Michael J. Fox is severing ties with the world of acting.
“There is a time for everything, and my time of putting in a 12-hour workday, and memorizing seven pages of dialogue, is best behind me,” the Canadian-American actor, 59, revealed in his new book and fourth memoir, “No Time Like the Future: An Optimist Considers Mortality.”
“At least for now … I enter a second retirement,” the “Family Ties” star continued. “That could change, because everything changes. But if this is the end of my acting career, so be it.”
The decision follows Fox, who was diagnosed with Parkinson’s disease at 29, recently noticing symptoms of the disease including memory loss, delusions and dementia, cognitive declines which he writes he had “rarely contemplated before now, much less spoke of.”
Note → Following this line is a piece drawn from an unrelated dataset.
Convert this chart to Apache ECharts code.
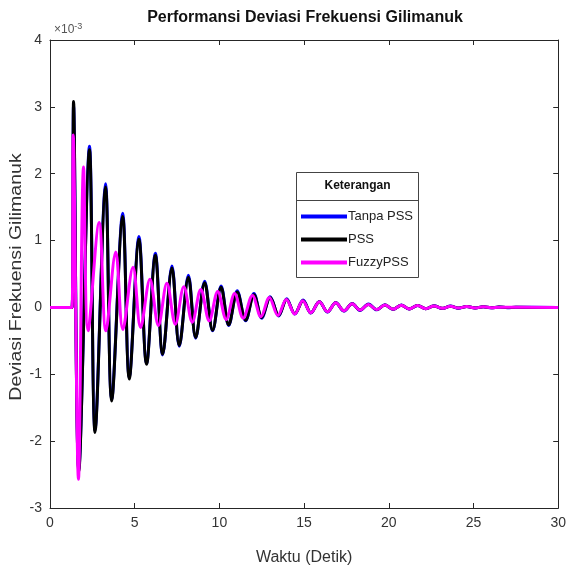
<!DOCTYPE html>
<html>
<head>
<meta charset="utf-8">
<script src="https://cdn.jsdelivr.net/npm/echarts@6/dist/echarts.min.js"></script>
<style>html,body{margin:0;padding:0;background:#fff;}#c{width:569px;height:571px;}</style>
</head>
<body>
<div id="c"></div>
<script>
// Values in units of 1e-3
const tStd = [0, 1.3, 1.39, 1.7, 2.33, 2.66, 3.28, 3.64, 4.29, 4.68, 5.25, 5.7, 6.22, 6.65, 7.2, 7.63, 8.17, 8.6, 9.13, 9.6, 10.1, 10.55, 11.05, 11.55, 12.04, 12.5, 13.0, 13.5, 13.97, 14.45, 14.94, 15.4, 15.9, 16.38, 16.87, 17.35, 17.84, 18.3, 18.8, 19.28, 19.77, 20.25, 20.74, 21.2, 21.7, 22.18, 22.67, 23.15, 23.64, 24.1, 24.6, 25.1, 25.57, 26.05, 26.5, 27.0, 27.5, 30];
const tanpaPSS = [0, 0, 3.02, -2.42, 2.41, -1.84, 1.85, -1.38, 1.41, -1.05, 1.06, -0.84, 0.81, -0.71, 0.62, -0.58, 0.48, -0.46, 0.39, -0.35, 0.32, -0.27, 0.25, -0.2, 0.21, -0.16, 0.16, -0.13, 0.13, -0.1, 0.11, -0.085, 0.09, -0.07, 0.075, -0.055, 0.06, -0.045, 0.05, -0.035, 0.04, -0.03, 0.035, -0.025, 0.03, -0.02, 0.025, -0.015, 0.02, -0.012, 0.015, -0.008, 0.01, -0.005, 0.006, -0.003, 0.002, 0];
const pss = [0, 0, 3.08, -2.45, 2.36, -1.87, 1.8, -1.4, 1.36, -1.07, 1.02, -0.85, 0.78, -0.7, 0.59, -0.57, 0.45, -0.45, 0.37, -0.34, 0.3, -0.26, 0.23, -0.19, 0.19, -0.15, 0.15, -0.12, 0.12, -0.095, 0.1, -0.08, 0.085, -0.065, 0.07, -0.05, 0.055, -0.04, 0.045, -0.032, 0.037, -0.027, 0.032, -0.022, 0.027, -0.018, 0.022, -0.014, 0.018, -0.01, 0.013, -0.007, 0.009, -0.004, 0.005, -0.002, 0.001, 0];
const tFuzzy = [0, 1.3, 1.37, 1.68, 1.98, 2.25, 2.9, 3.3, 3.88, 4.3, 4.9, 5.35, 5.9, 6.4, 6.9, 7.4, 7.9, 8.4, 8.9, 9.4, 9.9, 10.4, 10.9, 11.4, 11.95, 12.45, 12.95, 13.45, 13.95, 14.45, 14.92, 15.4, 15.9, 16.38, 16.87, 17.35, 17.84, 18.3, 18.8, 19.28, 19.77, 20.25, 20.74, 21.2, 21.7, 22.18, 22.67, 23.15, 23.64, 24.1, 24.6, 25.1, 25.57, 26.05, 26.5, 30];
const fuzzyPSS = [0, 0, 2.58, -2.57, 2.1, -0.35, 1.27, -0.35, 0.83, -0.33, 0.6, -0.3, 0.42, -0.27, 0.36, -0.25, 0.31, -0.22, 0.27, -0.2, 0.24, -0.18, 0.21, -0.16, 0.18, -0.14, 0.15, -0.12, 0.12, -0.1, 0.1, -0.08, 0.085, -0.065, 0.07, -0.05, 0.055, -0.04, 0.045, -0.032, 0.037, -0.027, 0.032, -0.022, 0.027, -0.018, 0.022, -0.014, 0.018, -0.01, 0.013, -0.007, 0.009, -0.004, 0.003, 0];
const seriesNames = ['Tanpa PSS', 'PSS', 'FuzzyPSS'];
const xTicks = [0, 5, 10, 15, 20, 25, 30];
const yTicks = [-3, -2, -1, 0, 1, 2, 3, 4];

const FONT = 'Liberation Sans, Arial, sans-serif';
const AX = '#262626';
const zip = (t, v) => t.map((x, i) => [x, v[i]]);

const chart = echarts.init(document.getElementById('c'), null, {renderer: 'canvas'});
const axisCommon = {
  axisLine: {show: true, onZero: false, lineStyle: {color: AX, width: 1}},
  axisTick: {show: true, inside: true, length: 5, lineStyle: {color: AX}},
  splitLine: {show: false}
};
const option = {
  animation: false,
  backgroundColor: '#fff',
  grid: {left: 50, right: 7, top: 40, bottom: 63, show: false},
  xAxis: [
    Object.assign({type: 'value', min: xTicks[0], max: xTicks[xTicks.length - 1], interval: 5, position: 'bottom',
      axisLabel: {color: '#333', fontFamily: FONT, fontSize: 14, margin: 8},
      name: 'Waktu (Detik)', nameLocation: 'middle', nameGap: 42,
      nameTextStyle: {color: '#333', fontFamily: FONT, fontSize: 16}}, axisCommon),
    Object.assign({type: 'value', min: 0, max: 30, interval: 5, position: 'top', axisLabel: {show: false}}, axisCommon)
  ],
  yAxis: [
    Object.assign({type: 'value', min: yTicks[0], max: yTicks[yTicks.length - 1], interval: 1, position: 'left',
      axisLabel: {color: '#333', fontFamily: FONT, fontSize: 14, margin: 8}}, axisCommon),
    Object.assign({type: 'value', min: -3, max: 4, interval: 1, position: 'right', axisLabel: {show: false}}, axisCommon)
  ],
  legend: {
    show: true, orient: 'vertical', left: 296, top: 205, itemWidth: 46, itemHeight: 4, itemGap: 10,
    icon: 'rect', z: 20,
    textStyle: {color: '#222', fontFamily: FONT, fontSize: 13, padding: [0, 0, 0, -4]},
    data: seriesNames
  },
  series: [
    {name: seriesNames[0], type: 'line', data: zip(tStd, tanpaPSS), showSymbol: false, smooth: 0.35,
      lineStyle: {color: '#0000ff', width: 3}, itemStyle: {color: '#0000ff'}, z: 2},
    {name: seriesNames[1], type: 'line', data: zip(tStd, pss), showSymbol: false, smooth: 0.35,
      lineStyle: {color: '#000000', width: 3}, itemStyle: {color: '#000000'}, z: 3},
    {name: seriesNames[2], type: 'line', data: zip(tFuzzy, fuzzyPSS), showSymbol: false, smooth: 0.35,
      lineStyle: {color: '#ff00ff', width: 3}, itemStyle: {color: '#ff00ff'}, z: 4}
  ],
  graphic: [
    {type: 'text', x: 305, y: 10, style: {text: 'Performansi Deviasi Frekuensi Gilimanuk', font: 'bold 16px ' + FONT, fill: '#111', textAlign: 'center'}, z: 10},
    {type: 'text', x: 54, y: 22, style: {rich: {a: {font: '12px ' + FONT, fill: '#555'}, b: {font: '9px ' + FONT, fill: '#555', verticalAlign: 'top', padding: [0, 0, 6, 0]}}, text: '{a|×10}{b|-3}'}, z: 10},
    {type: 'text', x: 17, y: 277, rotation: Math.PI / 2, scaleX: 1.22, style: {text: 'Deviasi Frekuensi Gilimanuk', font: '16px ' + FONT, fill: '#333', textAlign: 'center', textVerticalAlign: 'middle'}, z: 10},
    {type: 'rect', shape: {x: 296.5, y: 172.5, width: 122, height: 105}, style: {fill: '#fff', stroke: '#444', lineWidth: 1}, z: 5},
    {type: 'line', shape: {x1: 296.5, y1: 200.5, x2: 418.5, y2: 200.5}, style: {stroke: '#444', lineWidth: 1}, z: 6},
    {type: 'text', x: 357.5, y: 186, style: {text: 'Keterangan', font: 'bold 12px ' + FONT, fill: '#111', textAlign: 'center', textVerticalAlign: 'middle'}, z: 6}
  ]
};
chart.setOption(option);
</script>
</body>
</html>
These have included confusing his twin daughters and searching for his car keys — despite the fact that he can no longer drive.
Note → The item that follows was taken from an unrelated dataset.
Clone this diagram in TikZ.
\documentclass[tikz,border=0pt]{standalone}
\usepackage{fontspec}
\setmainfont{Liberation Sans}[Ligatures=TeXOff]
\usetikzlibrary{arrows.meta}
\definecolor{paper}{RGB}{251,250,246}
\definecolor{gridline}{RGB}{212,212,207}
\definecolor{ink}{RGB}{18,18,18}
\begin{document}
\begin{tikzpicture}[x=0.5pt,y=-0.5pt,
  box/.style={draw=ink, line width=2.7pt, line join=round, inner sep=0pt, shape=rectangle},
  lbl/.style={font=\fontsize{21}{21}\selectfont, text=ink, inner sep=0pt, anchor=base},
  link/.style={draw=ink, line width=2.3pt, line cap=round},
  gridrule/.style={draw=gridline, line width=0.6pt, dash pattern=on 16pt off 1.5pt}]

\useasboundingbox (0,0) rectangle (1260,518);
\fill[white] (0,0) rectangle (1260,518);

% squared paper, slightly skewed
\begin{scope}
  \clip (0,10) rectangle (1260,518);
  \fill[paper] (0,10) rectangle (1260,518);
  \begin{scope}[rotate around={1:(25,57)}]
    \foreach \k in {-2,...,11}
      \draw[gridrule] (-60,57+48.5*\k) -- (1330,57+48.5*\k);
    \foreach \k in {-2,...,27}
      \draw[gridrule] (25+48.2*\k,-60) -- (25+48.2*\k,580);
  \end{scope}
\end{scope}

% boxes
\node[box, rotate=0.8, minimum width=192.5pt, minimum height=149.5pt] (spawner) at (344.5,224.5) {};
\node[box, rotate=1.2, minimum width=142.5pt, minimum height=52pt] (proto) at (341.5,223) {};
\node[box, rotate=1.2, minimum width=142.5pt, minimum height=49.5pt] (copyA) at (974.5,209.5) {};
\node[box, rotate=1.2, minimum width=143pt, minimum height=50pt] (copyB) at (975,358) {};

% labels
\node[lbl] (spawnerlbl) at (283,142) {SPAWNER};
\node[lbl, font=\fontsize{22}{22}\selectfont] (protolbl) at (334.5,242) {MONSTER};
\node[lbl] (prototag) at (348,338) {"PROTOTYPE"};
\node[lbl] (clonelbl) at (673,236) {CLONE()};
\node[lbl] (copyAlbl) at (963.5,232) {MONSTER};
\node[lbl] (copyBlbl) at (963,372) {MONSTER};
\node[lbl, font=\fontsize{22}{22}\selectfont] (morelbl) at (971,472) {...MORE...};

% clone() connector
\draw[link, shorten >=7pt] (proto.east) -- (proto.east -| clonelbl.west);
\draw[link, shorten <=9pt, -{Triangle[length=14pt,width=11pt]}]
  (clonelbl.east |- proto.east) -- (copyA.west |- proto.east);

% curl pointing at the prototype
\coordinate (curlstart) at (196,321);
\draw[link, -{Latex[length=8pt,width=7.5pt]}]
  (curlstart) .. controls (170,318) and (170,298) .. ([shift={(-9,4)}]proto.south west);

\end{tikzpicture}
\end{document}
The “Back to the Future” star also suffered a bad fall in 2019 while filming a cameo for the movie “See You Yesterday,” just four months after undergoing surgery to remove a tumor on his spine.
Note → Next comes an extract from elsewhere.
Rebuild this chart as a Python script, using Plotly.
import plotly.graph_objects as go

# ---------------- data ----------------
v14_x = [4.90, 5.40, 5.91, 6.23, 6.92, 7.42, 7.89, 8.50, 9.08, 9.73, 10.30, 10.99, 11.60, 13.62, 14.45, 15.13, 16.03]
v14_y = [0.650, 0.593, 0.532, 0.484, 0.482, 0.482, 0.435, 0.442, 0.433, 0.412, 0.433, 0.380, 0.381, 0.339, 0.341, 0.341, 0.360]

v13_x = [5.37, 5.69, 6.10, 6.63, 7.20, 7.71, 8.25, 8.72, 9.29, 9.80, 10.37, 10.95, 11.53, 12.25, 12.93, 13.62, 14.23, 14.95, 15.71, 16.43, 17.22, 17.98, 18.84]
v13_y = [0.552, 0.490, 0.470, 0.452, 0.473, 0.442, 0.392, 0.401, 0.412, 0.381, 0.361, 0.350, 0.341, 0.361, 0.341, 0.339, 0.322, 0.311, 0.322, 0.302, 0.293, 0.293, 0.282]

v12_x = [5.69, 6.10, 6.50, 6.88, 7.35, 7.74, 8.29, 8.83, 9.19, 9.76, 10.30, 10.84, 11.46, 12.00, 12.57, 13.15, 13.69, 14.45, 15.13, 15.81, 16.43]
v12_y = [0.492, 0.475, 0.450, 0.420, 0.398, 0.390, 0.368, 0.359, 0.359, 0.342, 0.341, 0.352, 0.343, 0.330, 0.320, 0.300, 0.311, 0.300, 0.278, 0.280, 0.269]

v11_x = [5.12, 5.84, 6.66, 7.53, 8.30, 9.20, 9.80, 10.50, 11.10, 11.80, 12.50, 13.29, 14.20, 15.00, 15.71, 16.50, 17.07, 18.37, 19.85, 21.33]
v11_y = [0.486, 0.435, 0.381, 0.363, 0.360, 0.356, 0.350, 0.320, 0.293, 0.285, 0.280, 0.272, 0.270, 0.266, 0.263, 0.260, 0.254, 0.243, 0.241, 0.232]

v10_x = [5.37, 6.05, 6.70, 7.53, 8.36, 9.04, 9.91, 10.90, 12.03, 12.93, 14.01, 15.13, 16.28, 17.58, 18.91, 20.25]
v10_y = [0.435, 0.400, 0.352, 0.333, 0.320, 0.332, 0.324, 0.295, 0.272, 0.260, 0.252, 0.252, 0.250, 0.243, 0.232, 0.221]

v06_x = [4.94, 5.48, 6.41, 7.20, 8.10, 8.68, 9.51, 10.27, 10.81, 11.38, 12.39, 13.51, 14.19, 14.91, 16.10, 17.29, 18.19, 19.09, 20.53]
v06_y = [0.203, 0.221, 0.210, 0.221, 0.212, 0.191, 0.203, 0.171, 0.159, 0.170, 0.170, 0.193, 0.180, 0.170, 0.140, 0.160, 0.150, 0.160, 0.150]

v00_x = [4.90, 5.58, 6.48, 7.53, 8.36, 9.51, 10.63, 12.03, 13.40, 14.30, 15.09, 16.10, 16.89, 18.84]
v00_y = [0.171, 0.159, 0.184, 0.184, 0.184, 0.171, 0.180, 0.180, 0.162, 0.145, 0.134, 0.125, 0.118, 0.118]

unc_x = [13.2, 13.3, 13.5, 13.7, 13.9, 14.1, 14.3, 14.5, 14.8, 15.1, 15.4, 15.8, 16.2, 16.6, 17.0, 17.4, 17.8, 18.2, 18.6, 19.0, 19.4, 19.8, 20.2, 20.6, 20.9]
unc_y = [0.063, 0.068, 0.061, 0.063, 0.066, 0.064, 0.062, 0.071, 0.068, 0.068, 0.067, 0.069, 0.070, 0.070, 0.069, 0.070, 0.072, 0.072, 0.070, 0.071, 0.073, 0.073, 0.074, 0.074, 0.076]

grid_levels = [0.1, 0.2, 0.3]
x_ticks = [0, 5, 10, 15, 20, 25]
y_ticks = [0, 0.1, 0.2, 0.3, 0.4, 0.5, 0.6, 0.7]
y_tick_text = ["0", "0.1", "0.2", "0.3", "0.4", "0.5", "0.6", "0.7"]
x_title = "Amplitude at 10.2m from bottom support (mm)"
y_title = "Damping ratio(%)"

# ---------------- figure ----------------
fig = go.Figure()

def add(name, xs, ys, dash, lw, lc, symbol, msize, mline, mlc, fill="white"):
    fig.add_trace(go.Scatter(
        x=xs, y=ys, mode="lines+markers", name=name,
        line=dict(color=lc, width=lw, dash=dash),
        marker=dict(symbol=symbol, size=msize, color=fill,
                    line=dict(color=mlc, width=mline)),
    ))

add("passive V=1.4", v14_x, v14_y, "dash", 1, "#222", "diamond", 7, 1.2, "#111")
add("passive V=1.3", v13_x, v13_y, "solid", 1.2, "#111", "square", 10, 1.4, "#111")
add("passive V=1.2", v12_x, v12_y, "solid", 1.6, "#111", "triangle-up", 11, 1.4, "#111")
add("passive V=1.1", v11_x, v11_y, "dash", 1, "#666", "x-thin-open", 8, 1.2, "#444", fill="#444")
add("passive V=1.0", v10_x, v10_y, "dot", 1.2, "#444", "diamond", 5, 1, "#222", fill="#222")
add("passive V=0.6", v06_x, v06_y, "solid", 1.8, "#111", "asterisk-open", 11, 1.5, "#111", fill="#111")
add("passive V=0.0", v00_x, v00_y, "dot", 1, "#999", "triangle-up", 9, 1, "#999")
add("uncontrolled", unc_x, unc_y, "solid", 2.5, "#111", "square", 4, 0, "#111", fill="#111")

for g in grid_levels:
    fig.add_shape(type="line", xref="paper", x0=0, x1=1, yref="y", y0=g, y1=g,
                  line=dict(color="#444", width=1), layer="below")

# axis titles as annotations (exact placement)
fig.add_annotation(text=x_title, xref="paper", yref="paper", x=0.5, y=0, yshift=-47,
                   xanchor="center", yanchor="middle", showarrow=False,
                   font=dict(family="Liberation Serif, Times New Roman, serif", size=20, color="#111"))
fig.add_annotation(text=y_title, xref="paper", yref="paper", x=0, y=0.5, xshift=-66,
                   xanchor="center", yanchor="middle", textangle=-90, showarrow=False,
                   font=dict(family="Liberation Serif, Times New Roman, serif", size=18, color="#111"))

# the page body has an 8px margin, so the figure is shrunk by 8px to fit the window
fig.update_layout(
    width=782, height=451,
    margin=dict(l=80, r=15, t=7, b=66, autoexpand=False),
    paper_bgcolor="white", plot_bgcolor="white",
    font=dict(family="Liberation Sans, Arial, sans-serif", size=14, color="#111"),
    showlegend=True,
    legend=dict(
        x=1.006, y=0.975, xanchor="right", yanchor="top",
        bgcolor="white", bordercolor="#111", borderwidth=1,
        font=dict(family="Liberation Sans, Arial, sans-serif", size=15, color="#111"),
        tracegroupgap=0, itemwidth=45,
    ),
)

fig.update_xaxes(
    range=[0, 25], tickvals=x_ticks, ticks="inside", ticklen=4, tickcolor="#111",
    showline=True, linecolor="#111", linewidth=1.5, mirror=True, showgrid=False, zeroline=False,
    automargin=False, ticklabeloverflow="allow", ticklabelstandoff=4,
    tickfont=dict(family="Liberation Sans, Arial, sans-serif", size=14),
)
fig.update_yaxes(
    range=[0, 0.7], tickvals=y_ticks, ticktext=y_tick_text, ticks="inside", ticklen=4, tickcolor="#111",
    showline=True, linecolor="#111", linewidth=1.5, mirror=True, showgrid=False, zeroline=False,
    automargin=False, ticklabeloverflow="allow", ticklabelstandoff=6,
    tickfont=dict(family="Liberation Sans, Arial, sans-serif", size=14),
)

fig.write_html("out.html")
Fox credits his optimism for allowing his career to continue despite his physical degradation. When he was diagnosed with Parkinson’s in 1991, a doctor told him he’d be lucky if he was able to work another decade, a prediction which, 30 years, seven Emmy nominations and one Emmy win later, Fox has clearly defied.
In addition to discussing his health and future career, Fox also touches on his family, famous friends and sobriety struggles in his book, out this week.
“She’s not always a rock, but that’s okay,” he writes of wife Tracy Pollan, to whom he’s been married for 32 years. “Rocks are solid, stubborn, and immovable. That’s me. Tracy, on the other hand, has learned to keep the rock rolling.”